My mom passed away in 1988 and so in the years just prior to my heart conversion to Yeshua H’amashiach, I had started to go to Wilshire Boulevard Temple on Yom Kippur, the Day of Atonement, to say Kaddish for my mom. It seemed that when I was in Temple, I had a feeling of peace that seemed to have little to do with the words from the pulpit, and much to do with the fact that I was there seeking some kind of relationship with God, although I only realized that later.
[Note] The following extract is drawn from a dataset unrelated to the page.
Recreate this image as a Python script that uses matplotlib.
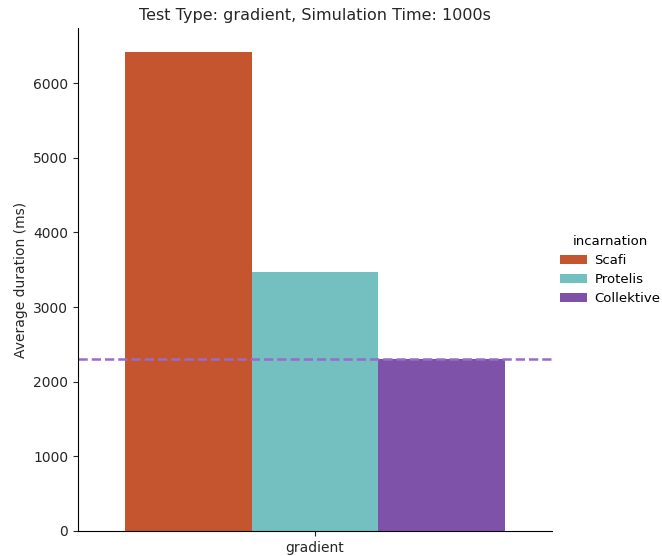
import numpy as np
import matplotlib
matplotlib.use("Agg")
import matplotlib.pyplot as plt

# data
test_types = ["gradient"]
incarnations = ["Scafi", "Protelis", "Collektive"]
durations = [6415, 3465, 2300]
collektive_ref = 2300
colors = ["#C4552F", "#74BFC0", "#7E52A9"]

fig = plt.figure(figsize=(6.62, 5.56), dpi=100)
ax = fig.add_axes([78 / 662, 1 - 531 / 556, 474 / 662, 503 / 556])

width = 0.8 / len(incarnations)
for i, (name, val, c) in enumerate(zip(incarnations, durations, colors)):
    ax.bar(0 - 0.4 + width * (i + 0.5), val, width=width, color=c, label=name)

ax.axhline(collektive_ref, color="#9A6BCB", linestyle="--", linewidth=1.8)

ax.set_xlim(-0.5, 0.5)
ax.set_ylim(0, 6740)
ax.set_xticks([0])
ax.set_xticklabels(test_types)
ax.set_yticks(np.arange(0, 7000, 1000))
ax.tick_params(labelsize=10, colors="#262626")
ax.set_ylabel("Average duration (ms)", fontsize=10, color="#262626")
ax.set_title("Test Type: gradient, Simulation Time: 1000s", fontsize=11.5, color="#262626")
for s in ["top", "right"]:
    ax.spines[s].set_visible(False)

leg = fig.legend(title="incarnation", frameon=False, fontsize=9.5, title_fontsize=9.5,
                 loc="center left", bbox_to_anchor=(555 / 662, 1 - 270 / 556),
                 borderaxespad=0, handletextpad=0.6, labelspacing=0.45)

fig.savefig("out.png", dpi=100)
So… fast forward to May of 1995. I was working in a search firm in Simi Valley. There was a guy named Tony who had become a friend who had started working there in January of that year. He was a funny guy. He looked and sounded like Joe Pesci, and it turned out that he had actually been a legbreaker for the Mob in his previous life. Tony was raised Catholic (or cat-lick as he said), but had left his former occupation and “given his life to Jesus”, as he said, a number of years before I met him. He was one of these guys that loved to kid around, and we used to pass the time together doing voices and characters on the phone and breaking each other up. Although I had only known Tony for about six months, one day he said to me, “John, I want to take you out to lunch. I have something very important that I want to ask you, no fooling around”. This was very unusual coming from my friend, but as he and I had become close, and I knew he really loved me, I said “sure Tony” and we went.
Well, as you can guess, the question he asked me that day had to do with his friend Jesus. I might have guessed that this was going to be the topic of his conversation, although I didn’t at the time, but what I couldn’t have guessed right then was what my response would be. This was his question (I will never forget it). “John, do you believe that Jesus Christ is the Living Son of God who died on a cross for your sins because you can’t stand before a Holy and a Righteous God without a Savior?” Now you may think that this Jewish wiseguy (me) would find it easy to just brush that question off, but here is the way it went down…
First, my brain went numb. Then my inner heart started screaming inside my chest “Yes. Yes. You know you believe that”. Then I went into something that I can only describe as a total epiphany. (defined as “a sudden and profound understanding of something”). The Lord revealed Himself and I did the only thing I could do at the moment. I said “yes, I believe that.” Upon uttering those words something happened that I have never been able to explain. I was taken back through my entire life in glimpses that made me realize that not only did I NOW know and recognize Jesus as Lord, but that He had been an active participant (the MOST active participant) in my life from BEFORE I WAS BORN.
I am going to go into greater detail about that journey next week. Suffice it to say, that the word “yes” that I spoke that day was the single most profound and wonderful moment of my life and I have never looked back except in wonderment at what the Lord has done with this wretched sinner who is now a citizen of Heaven all because of the power of “yes”.
Matthew 21:28-29 “But what do you think? A man had two sons, and he came to the first and said, ‘Son, go, work today in my vineyard.’ He answered and said, ‘I will not,’ but afterward he regretted it and went. 30 Then he came to the second and said likewise. And he answered and said, ‘I go, sir,’ but he did not go. 31 Which of the two did the will of his father?” They said to Him, “The first.”